I think what we can see from the article that Michael helpfully linked to, is that cultural factors overwhelmingly determine societal participation. I would suggest that concepts like "aptitudes" and "merit" are themselves heavily influenced by cultural attitudes and are often used to rationalize what are in fact political beliefs.

One more thing, Dave assumes, without evidence, that College admissions were, prior to the rise of feminism, accurately representative of merit. I think he would have to prove that. I think he would have to show that the admissions were not driven, as argued in Michael's link, by women's greater preference to seriously pursue their studies, which I would expect was influenced by feminism and a changing culture.

- Reginald P.




Travis Pelkie said...

Also, without knowing how many applicants of either gender there are, how many available spots there are, etc. (these numbers for 1970 vs 2004), you can't really definitively point to one particular thing swaying admissions and acceptance.

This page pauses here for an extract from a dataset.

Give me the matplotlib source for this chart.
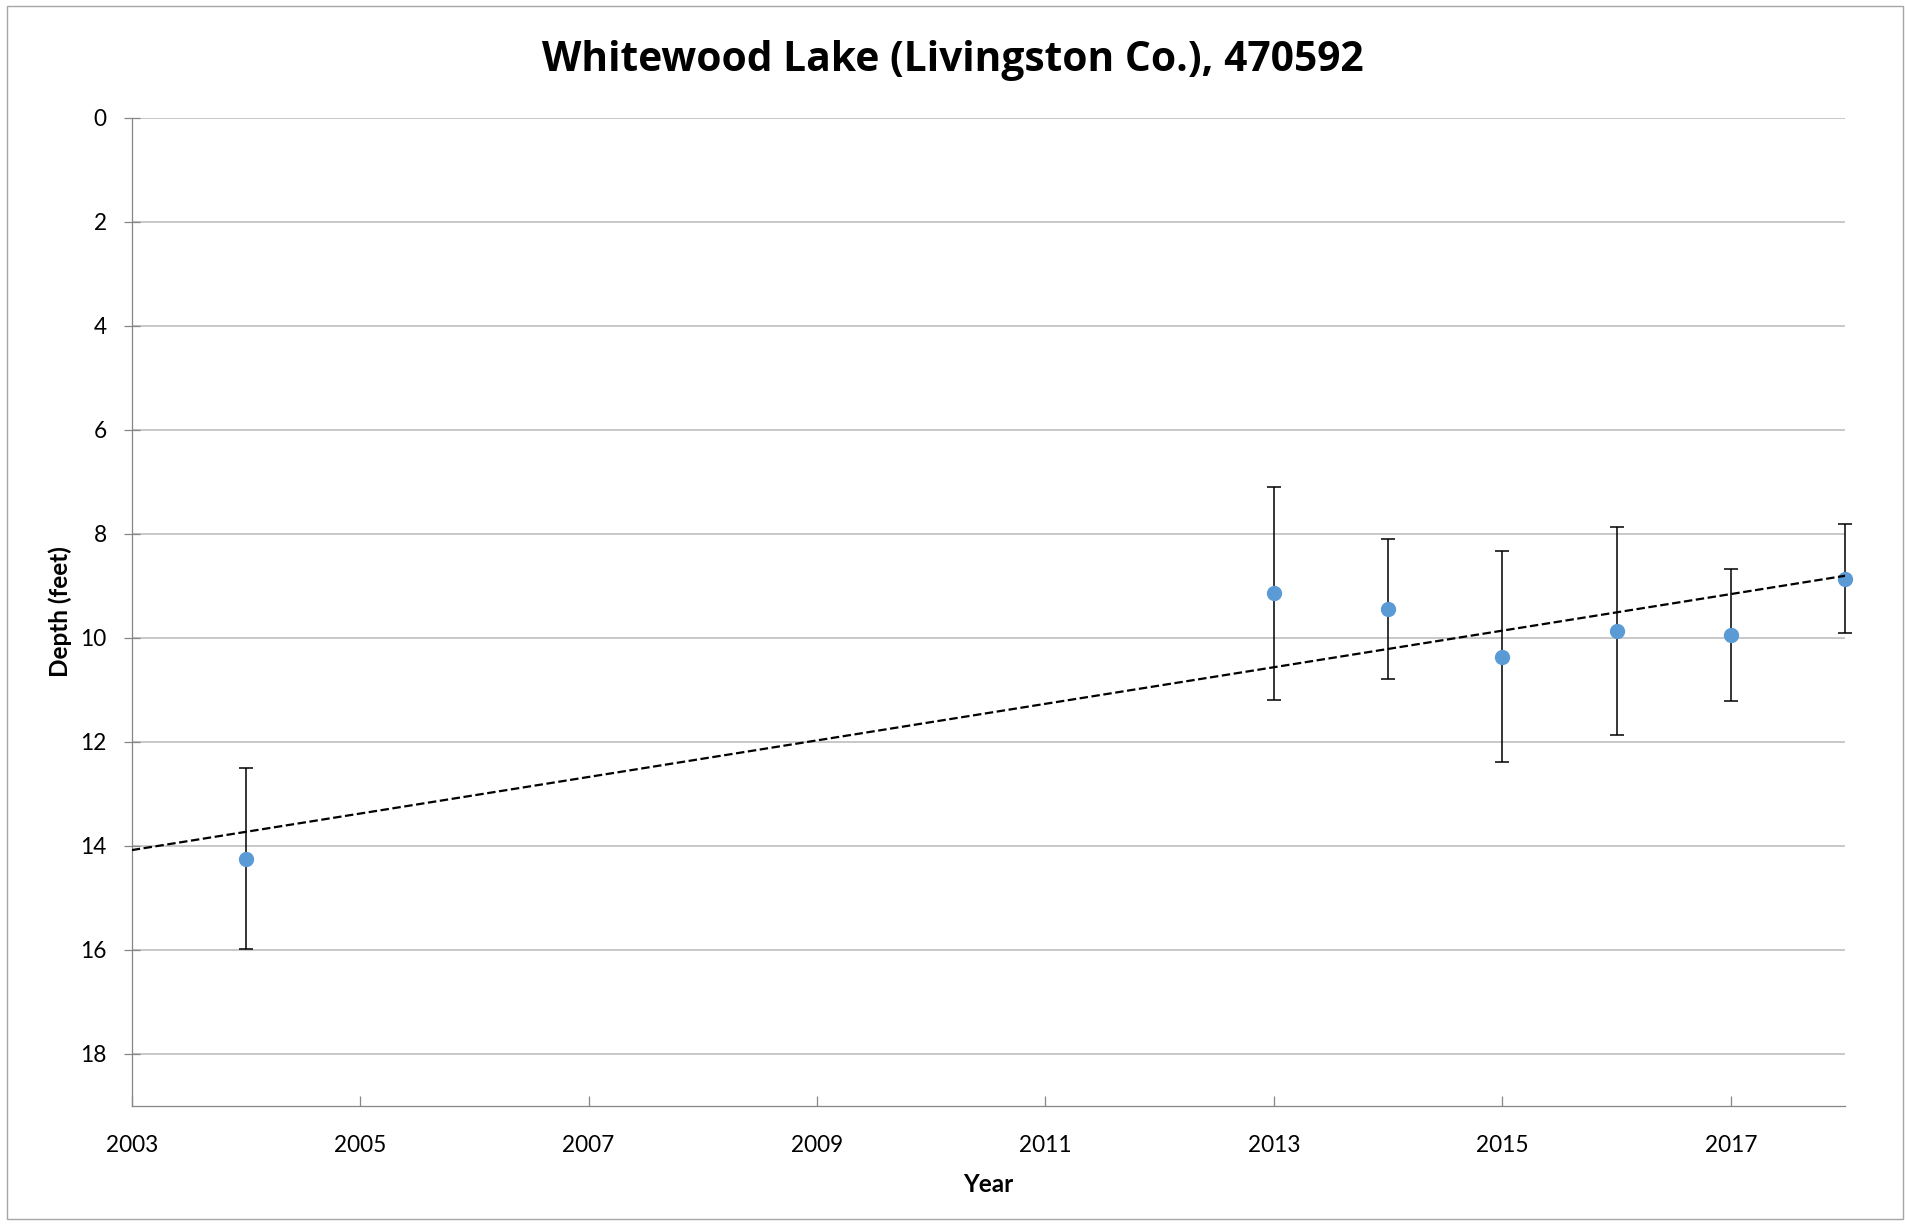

If there were 100 spots available in 1970, say, and 30 women and 70 got them, but now there are 1000 spots available with 490 women and 510 men, men's enrollment increased as well (and to my knowledge, pretty much every public or private college has increased enrollment in the last 50 years).

Likewise, if only 30 women applied in 1970, and all got in, but 1000 applied now and only 490 get in, well, women's admission standards would have actually gotten more rigorous.

Without those numbers, you can't really point to one thing or another.

But I'm now really interested in seeing how Mr Jeffery replied!